EXERCISE DESCRIPTION:
No pictures go into the copy. Write out exactly the lines below from the one containing "Write a Python" through the one containing "plt.rcParams['mathtext.it'] = 'Liberation".

DATA SHOWN:

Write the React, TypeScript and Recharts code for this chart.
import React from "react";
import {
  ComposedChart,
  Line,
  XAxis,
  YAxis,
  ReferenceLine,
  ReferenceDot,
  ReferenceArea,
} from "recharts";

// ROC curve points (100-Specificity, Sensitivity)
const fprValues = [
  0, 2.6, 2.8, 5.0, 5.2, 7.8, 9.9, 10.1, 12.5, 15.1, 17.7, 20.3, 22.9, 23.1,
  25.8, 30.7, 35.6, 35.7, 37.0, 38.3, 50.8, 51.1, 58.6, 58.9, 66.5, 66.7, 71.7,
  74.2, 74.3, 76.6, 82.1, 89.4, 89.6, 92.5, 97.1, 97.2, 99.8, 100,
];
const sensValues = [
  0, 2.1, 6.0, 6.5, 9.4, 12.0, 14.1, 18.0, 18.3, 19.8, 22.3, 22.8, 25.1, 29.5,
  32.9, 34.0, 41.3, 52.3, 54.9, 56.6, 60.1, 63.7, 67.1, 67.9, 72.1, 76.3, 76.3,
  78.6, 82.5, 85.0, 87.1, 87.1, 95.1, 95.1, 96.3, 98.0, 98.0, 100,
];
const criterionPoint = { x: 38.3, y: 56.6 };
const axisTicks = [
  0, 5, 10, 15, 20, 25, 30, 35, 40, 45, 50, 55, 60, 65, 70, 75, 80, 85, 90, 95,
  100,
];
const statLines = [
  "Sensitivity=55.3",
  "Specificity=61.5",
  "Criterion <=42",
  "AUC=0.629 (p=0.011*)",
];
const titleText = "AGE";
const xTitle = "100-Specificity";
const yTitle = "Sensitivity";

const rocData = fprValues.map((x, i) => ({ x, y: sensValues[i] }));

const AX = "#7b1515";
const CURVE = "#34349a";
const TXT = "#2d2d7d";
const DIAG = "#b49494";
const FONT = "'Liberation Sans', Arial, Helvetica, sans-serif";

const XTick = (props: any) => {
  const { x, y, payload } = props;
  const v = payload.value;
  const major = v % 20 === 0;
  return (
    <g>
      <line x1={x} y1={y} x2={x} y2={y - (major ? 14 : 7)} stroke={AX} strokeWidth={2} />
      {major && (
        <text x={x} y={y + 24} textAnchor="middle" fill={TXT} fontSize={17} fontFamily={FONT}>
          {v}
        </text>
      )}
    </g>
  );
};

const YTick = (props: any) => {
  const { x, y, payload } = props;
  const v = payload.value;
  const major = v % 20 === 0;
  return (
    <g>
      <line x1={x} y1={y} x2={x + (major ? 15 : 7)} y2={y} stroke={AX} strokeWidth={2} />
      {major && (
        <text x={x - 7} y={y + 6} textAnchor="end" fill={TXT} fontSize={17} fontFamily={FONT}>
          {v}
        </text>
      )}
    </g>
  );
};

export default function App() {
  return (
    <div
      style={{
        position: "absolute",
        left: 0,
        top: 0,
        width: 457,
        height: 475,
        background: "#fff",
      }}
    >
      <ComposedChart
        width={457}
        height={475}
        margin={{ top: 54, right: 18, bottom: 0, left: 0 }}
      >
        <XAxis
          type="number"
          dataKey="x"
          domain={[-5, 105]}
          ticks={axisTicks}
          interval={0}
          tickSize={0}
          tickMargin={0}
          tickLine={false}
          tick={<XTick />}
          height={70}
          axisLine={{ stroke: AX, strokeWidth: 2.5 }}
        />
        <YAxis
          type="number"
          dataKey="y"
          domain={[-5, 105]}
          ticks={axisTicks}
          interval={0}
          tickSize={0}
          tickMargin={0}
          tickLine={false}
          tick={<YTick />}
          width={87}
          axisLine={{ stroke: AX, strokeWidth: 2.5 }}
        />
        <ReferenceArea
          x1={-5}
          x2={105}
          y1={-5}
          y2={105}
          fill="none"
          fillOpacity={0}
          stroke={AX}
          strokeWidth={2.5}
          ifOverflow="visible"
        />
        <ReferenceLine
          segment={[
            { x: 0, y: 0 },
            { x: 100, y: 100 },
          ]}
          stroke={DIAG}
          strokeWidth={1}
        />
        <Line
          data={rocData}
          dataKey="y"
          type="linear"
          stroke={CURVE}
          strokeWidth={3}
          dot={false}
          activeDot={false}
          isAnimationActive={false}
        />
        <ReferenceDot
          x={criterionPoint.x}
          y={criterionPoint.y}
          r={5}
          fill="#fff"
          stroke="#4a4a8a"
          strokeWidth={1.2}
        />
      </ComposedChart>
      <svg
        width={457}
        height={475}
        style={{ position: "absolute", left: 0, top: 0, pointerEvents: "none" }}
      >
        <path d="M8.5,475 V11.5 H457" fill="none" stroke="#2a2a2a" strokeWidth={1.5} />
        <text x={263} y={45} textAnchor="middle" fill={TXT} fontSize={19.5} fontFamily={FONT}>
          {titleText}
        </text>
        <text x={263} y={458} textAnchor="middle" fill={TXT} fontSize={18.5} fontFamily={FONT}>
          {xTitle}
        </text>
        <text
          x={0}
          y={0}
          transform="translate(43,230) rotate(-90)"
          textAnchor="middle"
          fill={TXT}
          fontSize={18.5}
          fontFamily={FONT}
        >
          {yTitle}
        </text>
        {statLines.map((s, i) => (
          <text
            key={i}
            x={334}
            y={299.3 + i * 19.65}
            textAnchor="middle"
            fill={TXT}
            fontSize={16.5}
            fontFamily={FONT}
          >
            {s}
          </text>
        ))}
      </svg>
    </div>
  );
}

...

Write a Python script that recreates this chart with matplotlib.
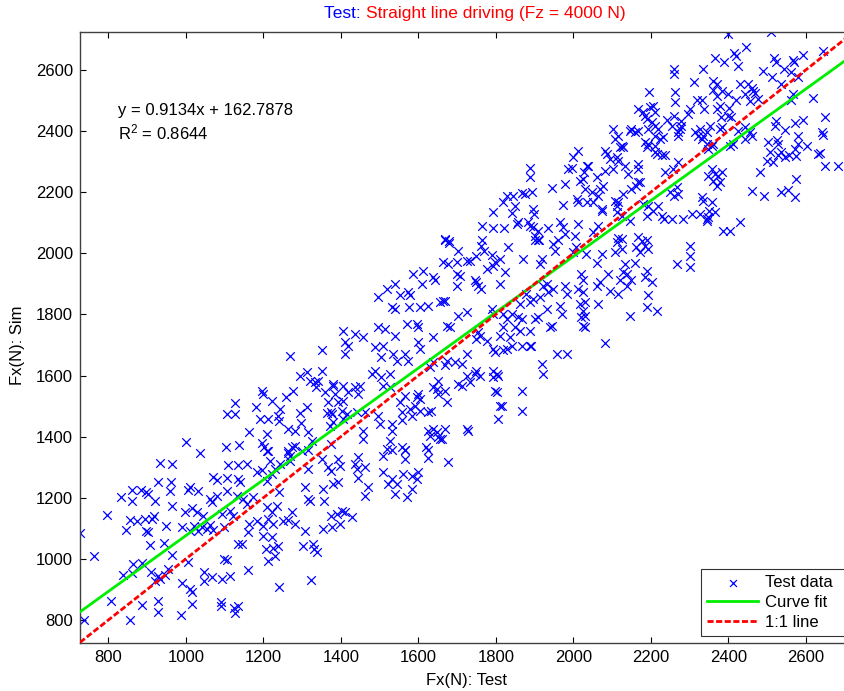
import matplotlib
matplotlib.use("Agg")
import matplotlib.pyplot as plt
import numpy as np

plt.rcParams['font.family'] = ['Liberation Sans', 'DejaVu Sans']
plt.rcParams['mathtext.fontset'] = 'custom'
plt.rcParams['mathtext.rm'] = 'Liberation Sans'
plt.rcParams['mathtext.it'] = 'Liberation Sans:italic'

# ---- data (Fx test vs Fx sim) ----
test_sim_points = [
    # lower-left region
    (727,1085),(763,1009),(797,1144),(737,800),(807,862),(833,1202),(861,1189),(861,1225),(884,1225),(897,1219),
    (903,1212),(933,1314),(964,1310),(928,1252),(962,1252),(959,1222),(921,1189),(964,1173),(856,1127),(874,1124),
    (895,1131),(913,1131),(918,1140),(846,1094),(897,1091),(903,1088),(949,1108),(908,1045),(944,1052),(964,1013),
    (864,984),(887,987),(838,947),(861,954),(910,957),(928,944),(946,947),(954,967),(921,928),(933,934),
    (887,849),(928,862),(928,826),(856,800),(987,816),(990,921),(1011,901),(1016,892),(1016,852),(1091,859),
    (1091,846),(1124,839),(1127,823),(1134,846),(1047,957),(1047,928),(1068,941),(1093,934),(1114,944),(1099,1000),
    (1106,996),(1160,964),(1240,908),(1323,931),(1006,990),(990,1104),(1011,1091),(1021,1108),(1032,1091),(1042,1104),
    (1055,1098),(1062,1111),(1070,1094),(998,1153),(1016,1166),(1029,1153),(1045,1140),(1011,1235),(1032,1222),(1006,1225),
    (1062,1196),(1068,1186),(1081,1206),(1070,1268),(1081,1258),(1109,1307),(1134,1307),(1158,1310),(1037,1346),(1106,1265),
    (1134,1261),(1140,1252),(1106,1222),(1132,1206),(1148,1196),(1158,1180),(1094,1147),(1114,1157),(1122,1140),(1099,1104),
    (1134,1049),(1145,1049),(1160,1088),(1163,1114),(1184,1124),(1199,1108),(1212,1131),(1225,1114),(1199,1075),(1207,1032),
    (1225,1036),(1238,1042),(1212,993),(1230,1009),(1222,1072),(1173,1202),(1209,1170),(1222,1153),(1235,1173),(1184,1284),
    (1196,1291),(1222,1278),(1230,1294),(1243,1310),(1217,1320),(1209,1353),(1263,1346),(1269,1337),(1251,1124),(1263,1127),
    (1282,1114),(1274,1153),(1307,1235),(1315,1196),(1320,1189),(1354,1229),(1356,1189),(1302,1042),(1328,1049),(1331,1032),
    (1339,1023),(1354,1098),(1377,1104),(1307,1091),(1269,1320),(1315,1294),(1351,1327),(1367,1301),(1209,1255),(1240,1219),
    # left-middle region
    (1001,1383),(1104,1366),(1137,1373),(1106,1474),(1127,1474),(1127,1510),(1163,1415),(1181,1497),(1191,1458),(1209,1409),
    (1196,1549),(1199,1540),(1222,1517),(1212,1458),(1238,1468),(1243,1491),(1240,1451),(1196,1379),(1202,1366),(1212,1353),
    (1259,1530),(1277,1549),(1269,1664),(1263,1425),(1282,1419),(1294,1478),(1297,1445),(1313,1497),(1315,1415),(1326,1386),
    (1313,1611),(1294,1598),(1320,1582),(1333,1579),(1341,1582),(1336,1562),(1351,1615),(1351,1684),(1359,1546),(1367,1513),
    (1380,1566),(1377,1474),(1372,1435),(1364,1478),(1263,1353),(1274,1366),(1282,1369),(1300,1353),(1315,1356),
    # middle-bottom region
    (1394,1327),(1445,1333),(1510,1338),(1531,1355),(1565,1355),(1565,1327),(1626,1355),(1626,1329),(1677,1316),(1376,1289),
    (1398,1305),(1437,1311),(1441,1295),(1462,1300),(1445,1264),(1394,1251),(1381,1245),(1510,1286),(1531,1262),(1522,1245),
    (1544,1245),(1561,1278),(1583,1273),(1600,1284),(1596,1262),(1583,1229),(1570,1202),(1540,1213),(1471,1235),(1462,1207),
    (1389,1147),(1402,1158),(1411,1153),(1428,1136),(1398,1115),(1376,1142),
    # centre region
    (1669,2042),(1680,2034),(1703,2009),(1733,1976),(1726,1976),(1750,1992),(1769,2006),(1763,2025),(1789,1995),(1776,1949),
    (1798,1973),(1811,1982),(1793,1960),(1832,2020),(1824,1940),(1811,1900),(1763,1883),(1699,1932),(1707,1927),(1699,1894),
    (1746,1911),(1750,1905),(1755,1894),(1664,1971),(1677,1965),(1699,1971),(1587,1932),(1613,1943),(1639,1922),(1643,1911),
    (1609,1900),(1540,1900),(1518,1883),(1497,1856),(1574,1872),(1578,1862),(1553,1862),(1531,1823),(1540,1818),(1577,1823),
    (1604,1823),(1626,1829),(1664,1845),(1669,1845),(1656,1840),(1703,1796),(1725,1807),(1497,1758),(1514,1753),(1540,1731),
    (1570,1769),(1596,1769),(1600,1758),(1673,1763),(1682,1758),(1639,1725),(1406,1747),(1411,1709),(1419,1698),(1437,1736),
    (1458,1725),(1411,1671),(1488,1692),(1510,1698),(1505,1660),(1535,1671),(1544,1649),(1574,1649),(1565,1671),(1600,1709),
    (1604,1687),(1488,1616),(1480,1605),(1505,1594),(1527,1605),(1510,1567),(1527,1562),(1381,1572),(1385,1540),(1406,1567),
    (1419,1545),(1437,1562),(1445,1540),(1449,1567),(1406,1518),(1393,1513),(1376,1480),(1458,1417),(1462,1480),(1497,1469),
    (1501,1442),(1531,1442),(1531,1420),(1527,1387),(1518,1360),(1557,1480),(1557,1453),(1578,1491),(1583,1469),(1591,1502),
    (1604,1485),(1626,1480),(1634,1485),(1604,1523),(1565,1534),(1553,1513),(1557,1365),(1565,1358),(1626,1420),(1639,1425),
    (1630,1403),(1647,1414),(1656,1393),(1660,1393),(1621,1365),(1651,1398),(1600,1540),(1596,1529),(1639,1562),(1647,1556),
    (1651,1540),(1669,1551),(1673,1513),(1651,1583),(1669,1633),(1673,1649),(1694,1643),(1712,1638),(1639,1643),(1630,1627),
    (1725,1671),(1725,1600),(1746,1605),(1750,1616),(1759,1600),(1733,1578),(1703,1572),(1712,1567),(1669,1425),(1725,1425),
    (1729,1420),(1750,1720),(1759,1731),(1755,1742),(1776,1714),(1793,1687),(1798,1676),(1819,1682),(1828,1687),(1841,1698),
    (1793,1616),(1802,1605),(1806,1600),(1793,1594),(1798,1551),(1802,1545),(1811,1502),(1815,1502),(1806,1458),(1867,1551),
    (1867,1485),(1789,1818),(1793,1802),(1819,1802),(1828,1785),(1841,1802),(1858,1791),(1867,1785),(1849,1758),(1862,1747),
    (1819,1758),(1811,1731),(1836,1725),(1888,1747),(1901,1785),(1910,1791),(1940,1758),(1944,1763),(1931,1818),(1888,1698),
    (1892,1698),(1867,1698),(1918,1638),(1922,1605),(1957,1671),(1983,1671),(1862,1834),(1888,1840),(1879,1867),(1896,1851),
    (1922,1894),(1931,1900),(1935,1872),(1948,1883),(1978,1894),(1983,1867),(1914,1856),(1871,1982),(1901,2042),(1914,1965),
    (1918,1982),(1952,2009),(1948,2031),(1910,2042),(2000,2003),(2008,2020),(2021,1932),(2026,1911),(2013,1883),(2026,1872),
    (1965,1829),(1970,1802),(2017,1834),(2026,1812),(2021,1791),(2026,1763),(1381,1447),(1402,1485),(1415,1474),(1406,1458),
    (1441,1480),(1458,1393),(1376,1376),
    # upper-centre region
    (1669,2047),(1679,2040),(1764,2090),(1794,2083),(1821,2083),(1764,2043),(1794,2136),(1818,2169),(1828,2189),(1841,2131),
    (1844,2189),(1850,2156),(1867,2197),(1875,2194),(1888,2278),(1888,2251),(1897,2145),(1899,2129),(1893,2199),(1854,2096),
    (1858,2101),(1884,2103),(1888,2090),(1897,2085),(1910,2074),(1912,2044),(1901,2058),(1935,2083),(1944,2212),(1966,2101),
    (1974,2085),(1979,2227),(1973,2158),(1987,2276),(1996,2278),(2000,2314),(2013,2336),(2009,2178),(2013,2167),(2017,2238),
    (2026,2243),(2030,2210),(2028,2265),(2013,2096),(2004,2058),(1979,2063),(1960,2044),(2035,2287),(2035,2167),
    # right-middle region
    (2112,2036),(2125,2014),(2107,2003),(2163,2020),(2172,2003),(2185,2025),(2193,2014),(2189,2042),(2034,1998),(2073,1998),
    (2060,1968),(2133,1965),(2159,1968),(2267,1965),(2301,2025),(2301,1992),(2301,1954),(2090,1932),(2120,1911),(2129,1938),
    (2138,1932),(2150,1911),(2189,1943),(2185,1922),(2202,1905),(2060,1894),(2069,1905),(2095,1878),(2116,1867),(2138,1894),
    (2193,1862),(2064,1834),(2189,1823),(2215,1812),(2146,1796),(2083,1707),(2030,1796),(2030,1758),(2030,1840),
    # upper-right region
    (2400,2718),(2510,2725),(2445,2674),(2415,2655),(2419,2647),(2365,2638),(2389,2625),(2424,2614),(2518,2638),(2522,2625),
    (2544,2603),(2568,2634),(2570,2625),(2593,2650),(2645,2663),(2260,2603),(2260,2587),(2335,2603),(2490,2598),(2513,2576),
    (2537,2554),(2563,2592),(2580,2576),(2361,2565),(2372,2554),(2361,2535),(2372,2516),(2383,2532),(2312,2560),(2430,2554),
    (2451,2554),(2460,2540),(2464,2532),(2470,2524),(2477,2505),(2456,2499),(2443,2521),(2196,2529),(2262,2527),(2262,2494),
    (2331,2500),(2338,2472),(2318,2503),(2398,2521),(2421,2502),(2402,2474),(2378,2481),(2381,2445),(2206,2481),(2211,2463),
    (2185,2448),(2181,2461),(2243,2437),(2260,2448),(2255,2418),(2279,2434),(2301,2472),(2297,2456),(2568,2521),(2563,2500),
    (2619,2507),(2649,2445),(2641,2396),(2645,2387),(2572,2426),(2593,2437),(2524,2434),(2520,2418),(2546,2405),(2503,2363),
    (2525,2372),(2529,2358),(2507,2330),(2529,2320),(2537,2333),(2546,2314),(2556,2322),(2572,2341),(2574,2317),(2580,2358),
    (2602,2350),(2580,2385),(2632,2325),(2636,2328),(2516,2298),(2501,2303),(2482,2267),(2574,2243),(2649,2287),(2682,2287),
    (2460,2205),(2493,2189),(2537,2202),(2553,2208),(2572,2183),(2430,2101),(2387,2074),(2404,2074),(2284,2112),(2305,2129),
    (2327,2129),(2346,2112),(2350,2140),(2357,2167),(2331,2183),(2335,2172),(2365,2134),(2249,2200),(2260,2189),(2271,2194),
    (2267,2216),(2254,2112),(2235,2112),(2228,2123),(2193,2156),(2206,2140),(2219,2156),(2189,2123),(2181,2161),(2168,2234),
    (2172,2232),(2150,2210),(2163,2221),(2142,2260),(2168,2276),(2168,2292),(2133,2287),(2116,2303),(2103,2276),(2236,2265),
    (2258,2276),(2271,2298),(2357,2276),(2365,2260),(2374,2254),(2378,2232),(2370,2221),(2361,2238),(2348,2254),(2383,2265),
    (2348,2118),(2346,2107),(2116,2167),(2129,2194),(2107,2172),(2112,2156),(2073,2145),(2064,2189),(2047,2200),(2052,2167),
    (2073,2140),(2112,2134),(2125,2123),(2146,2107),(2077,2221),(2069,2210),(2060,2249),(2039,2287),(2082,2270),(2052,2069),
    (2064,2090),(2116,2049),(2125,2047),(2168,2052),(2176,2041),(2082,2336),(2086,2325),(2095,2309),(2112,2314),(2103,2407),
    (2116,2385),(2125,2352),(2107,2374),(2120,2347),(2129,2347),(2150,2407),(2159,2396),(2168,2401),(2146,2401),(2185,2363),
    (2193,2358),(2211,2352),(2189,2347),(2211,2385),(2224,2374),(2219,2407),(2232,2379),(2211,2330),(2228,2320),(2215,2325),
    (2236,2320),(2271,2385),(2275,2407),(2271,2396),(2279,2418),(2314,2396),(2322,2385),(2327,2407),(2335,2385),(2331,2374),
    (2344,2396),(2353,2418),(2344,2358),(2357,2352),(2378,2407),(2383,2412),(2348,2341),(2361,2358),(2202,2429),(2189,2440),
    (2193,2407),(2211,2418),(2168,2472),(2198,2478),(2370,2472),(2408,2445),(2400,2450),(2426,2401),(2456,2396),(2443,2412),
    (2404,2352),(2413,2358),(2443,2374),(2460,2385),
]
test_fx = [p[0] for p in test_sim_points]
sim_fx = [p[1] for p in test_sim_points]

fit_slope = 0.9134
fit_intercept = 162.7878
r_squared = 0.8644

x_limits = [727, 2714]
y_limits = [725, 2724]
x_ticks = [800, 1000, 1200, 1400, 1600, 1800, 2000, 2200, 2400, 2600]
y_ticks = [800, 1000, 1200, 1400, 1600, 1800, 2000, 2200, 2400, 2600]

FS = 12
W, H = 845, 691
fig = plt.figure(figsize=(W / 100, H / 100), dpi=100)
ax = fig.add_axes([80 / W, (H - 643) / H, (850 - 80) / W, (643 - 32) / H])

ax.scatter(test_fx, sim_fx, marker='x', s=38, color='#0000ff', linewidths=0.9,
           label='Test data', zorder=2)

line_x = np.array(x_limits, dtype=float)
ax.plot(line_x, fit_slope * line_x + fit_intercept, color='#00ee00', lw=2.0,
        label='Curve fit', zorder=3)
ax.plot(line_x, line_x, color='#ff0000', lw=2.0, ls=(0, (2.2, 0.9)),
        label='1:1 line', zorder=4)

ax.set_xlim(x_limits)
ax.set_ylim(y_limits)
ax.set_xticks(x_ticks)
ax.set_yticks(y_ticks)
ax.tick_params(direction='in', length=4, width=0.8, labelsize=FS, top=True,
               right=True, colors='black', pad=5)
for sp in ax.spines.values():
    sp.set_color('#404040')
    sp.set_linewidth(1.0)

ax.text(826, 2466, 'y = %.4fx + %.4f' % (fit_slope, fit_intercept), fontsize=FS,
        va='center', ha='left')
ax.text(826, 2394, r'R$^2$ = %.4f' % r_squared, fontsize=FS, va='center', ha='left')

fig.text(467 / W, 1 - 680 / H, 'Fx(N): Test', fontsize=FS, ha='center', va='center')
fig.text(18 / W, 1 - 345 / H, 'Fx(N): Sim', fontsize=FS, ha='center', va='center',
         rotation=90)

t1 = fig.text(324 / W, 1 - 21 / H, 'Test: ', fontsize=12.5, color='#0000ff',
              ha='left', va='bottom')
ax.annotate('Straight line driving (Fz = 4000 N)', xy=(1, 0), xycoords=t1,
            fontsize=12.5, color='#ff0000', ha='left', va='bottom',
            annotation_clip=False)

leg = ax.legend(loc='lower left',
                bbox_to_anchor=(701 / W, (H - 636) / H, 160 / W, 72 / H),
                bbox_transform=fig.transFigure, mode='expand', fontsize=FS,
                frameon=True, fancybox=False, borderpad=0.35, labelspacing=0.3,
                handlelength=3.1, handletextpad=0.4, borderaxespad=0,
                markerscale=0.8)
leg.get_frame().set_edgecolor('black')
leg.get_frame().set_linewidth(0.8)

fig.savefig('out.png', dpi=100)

THE RESPONSE:
Write a Python script that recreates this chart with matplotlib.
import matplotlib
matplotlib.use("Agg")
import matplotlib.pyplot as plt
import numpy as np

plt.rcParams['font.family'] = ['Liberation Sans', 'DejaVu Sans']
plt.rcParams['mathtext.fontset'] = 'custom'
plt.rcParams['mathtext.rm'] = 'Liberation Sans'
plt.rcParams['mathtext.it'] = 'Liberation Sans:italic'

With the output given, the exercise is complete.